The pope visited the Auschwitz concentration camp shortly after his elevation to the papacy in October 1978, then visited Rome’s Great Synagogue in 1986, established diplomatic relations with Israel in 1992 and visited Israel in March 2000.

“What more can you expect from one pope?” the ambassador asked. “I should say, he is one of the greatest lights of our day.”

He disparaged Mel Gibson’s international blockbuster “The Passion of the Christ,” saying it backs a theology that Christians have replaced Jews as God’s chosen people.

“There are people who have a theory of replacement,” he said, “and we just saw a film of someone who believes in that.”

He begged his Catholic hosts to send large numbers of pilgrims to Israel and to join Israelis in facing a common enemy.

“It’s an extremist Islam, a terrorist Islam,” he said. “We are facing a reality that’s not very promising, and we have to be strong.”

After all, he mused, Catholics number 1.2 billion believers in 47 countries.

“Israel cannot treat these people as a black hole, so to speak,” he said, “which we have for a number of years.”

Mr.
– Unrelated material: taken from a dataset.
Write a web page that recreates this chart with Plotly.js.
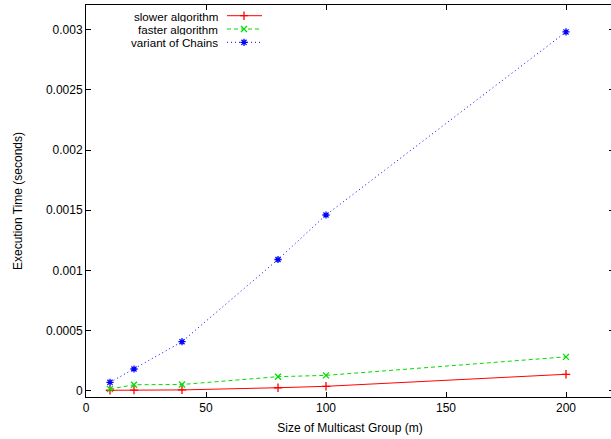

Ben-Hur spoke on the 66th anniversary of the notorious Crystal Night, when Nazis rampaged through Germany attacking thousands of Jewish homes, businesses and synagogues on Nov. 10, 1938.

Concern in Russia

The U.S. ambassador in Moscow is worried that Russian President Vladimir Putin is concentrating too much power by weakening the authority of regional governors.

Ambassador Alexander Vershbow told Moscow Echo radio this week that even President Bush has “expressed concern over the recent proposed reforms and also over the erosion of a system of checks and balances.”

Without checks on central authority, “we think a democratic society cannot exist,” Mr. Vershbow said.

The Russian parliament has given initial approval to Mr. Putin’s plan to replace the direct election of governors with candidates selected by Moscow and approved by regional parliaments. The plan must pass two more procedural votes.

Mr. Putin says the reform is necessary to combat terrorism. He is also pressing for a change in the system for election of members of parliament. Currently half of the members are elected by party lists and the other as individual candidates. Mr. Putin proposes a system of proportional representation only.

In his interview, Mr. Vershbow also said the United States is worried about instability in the Caucasus, including Russia’s rebellious Chechnya region and separatist violence in neighboring Georgia.

The conflicts could “breed instability in surrounding countries, including Russia, itself,” the ambassador said.

Russia blamed Chechen terrorists for a murderous attack on a school in September.